Après Alice & June, double album contenant quelques perles (le titre éponyme, ou le surprenant « Ceremonia ») mais dans l’ensemble bâclé sur bien des aspects (textes presque autoparodiques, qualité du son approximative, collaborations à côté de la plaque [AqME et Wampas]), Indochine revient avec ce qui le caractérisait dans les années 90 : un rock ouvertement tourné vers la pop, hétéroclite et sans compromis. « Little Dolls » en donnait d’ailleurs un bref aperçu en mélangeant la structure rock d’Un Jour Dans Notre Vie à l’électro de Dancetaria. Sauf qu’il est bien connu qu’un single ne se veut pas toujours le reflet exhaustif d’un album.
Comme sa pochette l’indique (rappelant évidemment Sgt. Pepper’s Lonely Hearts Club Band des Beatles ou encore l’esprit collage de Sexplosive Locomotive de Punish Yourself), La République Des Meteors témoigne d’un condensé de plusieurs styles, propres ou non à Indochine, en se dotant du principe de concept-album. Basé sur le thème de l’absence, de la recherche de Soi et de l’Autre ou de la perte de repères, La République Des Meteors libère ses idées à travers la métaphore, il faut bien le dire, aussi maîtrisée que bien trouvée. Musicalement, Indochine revient à des styles expérimentés dans les années 90 (rock, acoustique, électro, pop) en s’autorisant quelques simulâcres eighties (rythme new wave sur « Je t’Aime Tant » et « Le Dernier Jour », petites ambiances asiatiques sur « Little Dolls » et « Républika », l’ovni dansant « Playboy ») ; le résultat est, sinon bluffant, convaincant et de bonne facture.
Indochine s’essaie à quelques curiosités comme le ukulélé ou l’accordéon, sans tomber dans le kitsch. Les parties acoustiques sont poignantes (« Le Grand Soir », « Mexicane Syndicate » aux accents irlandais), sans doute les meilleurs passages du disque, l’électro est relayée en second plan et de façon plus discrète (« Un Ange À Ma Table », « Les Aubes Sont Mortes » écrit par Chloé Delaume), le rock-indus de Paradize s’éteint progressivement (« Go, Rimbaud Go ! », « Républika »), et le virage pop annoncé assure d’excellents morceaux (« Le Lac », « Little Dolls », « Union War »).
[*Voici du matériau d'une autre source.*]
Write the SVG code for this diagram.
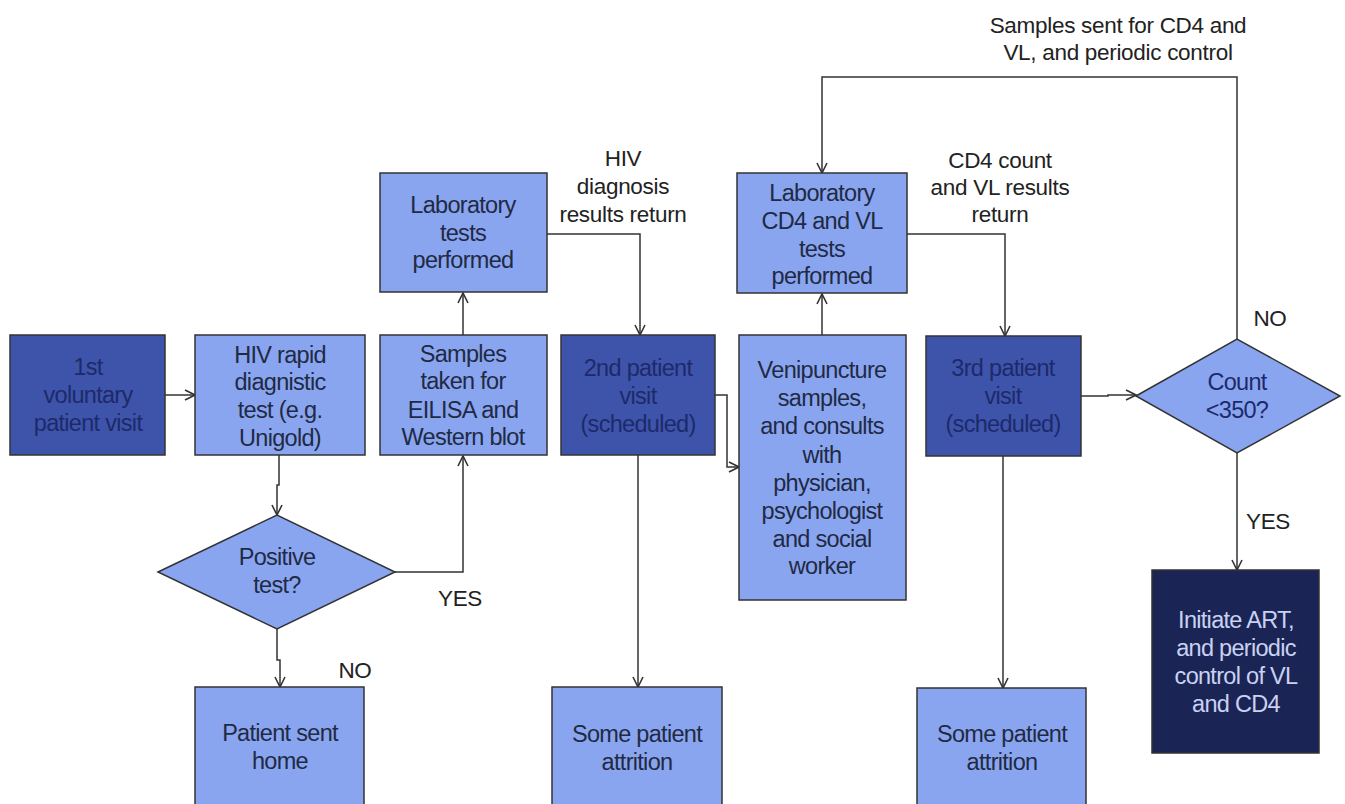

L’ensemble est percutant, bien produit et diversifié, offrant un opus intemporel et hors des modes.
Mais il y a un mais. En 2009, et ce depuis Paradize, le principal défaut d’Indochine est incontestablement de trop remplir ses albums, insérant quelques titres certes généralement agréables mais redondants, plus adéquats sur une face-b de single qu’autre chose. La République Des Meteors ne manque malheureusement pas à cette faute de choix. Ainsi, on se prendrait à bailler sur « Bye Bye Valentine » (rappelant pourtant la féérie pop industrielle de Dancetaria), et surtout sur « L World » et « La Lettre De Métal », sortes d’hymnes émo aux paroles ridicules.
Il est également regrettable que sur un concept-album, qui plus est abouti, la bande de Nicola Sirkis décline une intégrité évidente en intégrant des titres sans aucun rapport avec le reste, afin de satisfaire un jeune public post Paradize. On pense en particulier à « Playboy », morceau enjoué et sans prétention carrément sorti (comme un cheveu dans la soupe) en second single, précédant ainsi « Le Lac », beaucoup plus adapté. Ce manque de prise de risque se ressent également sur les concerts du groupe, oubliant complètement les joyaux Le Baiser, Un Jour Dans Notre Vie, Wax et Dancetaria au profit des trois derniers albums, largement moins aboutis.
Il en reste donc que La République Des Meteors est un très bon album, s’écoutant comme dans une bulle, mais dont les défauts parfois grossiers auraient pu être facilement corrigés.